A few unions and some union activists associated with small left parties opposed the Accord. A Social Rights Campaign, initiated by the Socialist Party of Australia and the Socialist Workers Party in 1983–84, did try to mobilise broader union support to break with the Accord. But activists found it difficult to extend influence beyond particular workplaces.

The Australian Federation of United Locomotive Engineers, the train drivers’ union, consistently stated its opposition to the Accord, and backed the pilots in their pay dispute.

In Melbourne, the tramways union dramatically struck in early 1990, leaving trams stationary in the streets, in what then-secretary Monica Harte described as a “whole new political development”. Yet the majority of the union officials and members also accepted a trade-off of pay rises for eradicating tram conductors’ jobs.

The historically left-led coalminers’ union, in a key raw materials industry, was in a more strategic position to lead opposition to the Accord. After two years of accepting deals, the union turned towards mobilising opposition.

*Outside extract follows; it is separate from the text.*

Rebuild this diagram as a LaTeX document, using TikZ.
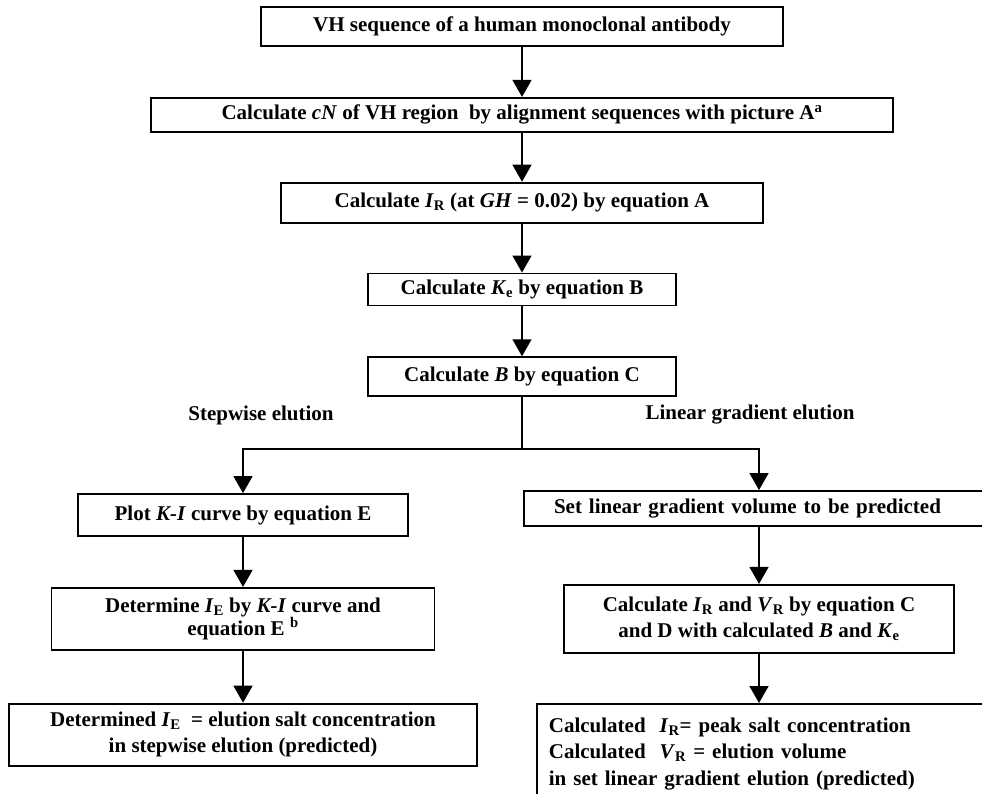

Paddy Gorman, the editor of Common Cause, the Mineworkers’ Federation journal, canvassed how it would oppose job cuts and criticised the CPA and left union leaders for their “abandonment of class analysis and class struggle”. But the union took many months to get to strike action, only to eventually lose the dispute.

Perhaps the idea of achieving a consensus in industrial relations had appealed to many workers, but the experience of the Accord could not, because class politics had not disappeared.

Still, the Accord continued because there was no serious alternative on offer. There were opportunities to oppose the Accord within the unions, but they were not coordinated.

In the 1970s, as Gorman pointed out in a two-part interview with Direct Action in October-November 1987, the organised left in the unions — formed from militants in the ALP and various communist parties — had given them some degree of political unity. But the Accord ended that and a new party left had not been built.

There were other successful, although limited, challenges to the Accord. From 1993 onwards, some union officials put effort into developing industry bargaining, rather than enterprise bargaining.

There were also efforts made to create new parties to the left of the ALP, based on radicalising social movements and unionists moving away from Labor. This began with the Nuclear Disarmament Party in the 1984–85, the formation of the state-based Green parties and efforts by socialists to achieve greater unity.

[Jonathan Strauss completed a PhD thesis The Accord and working-class consciousness: the politics of workers under the Hawke and Keating governments at James Cook University in Queensland.]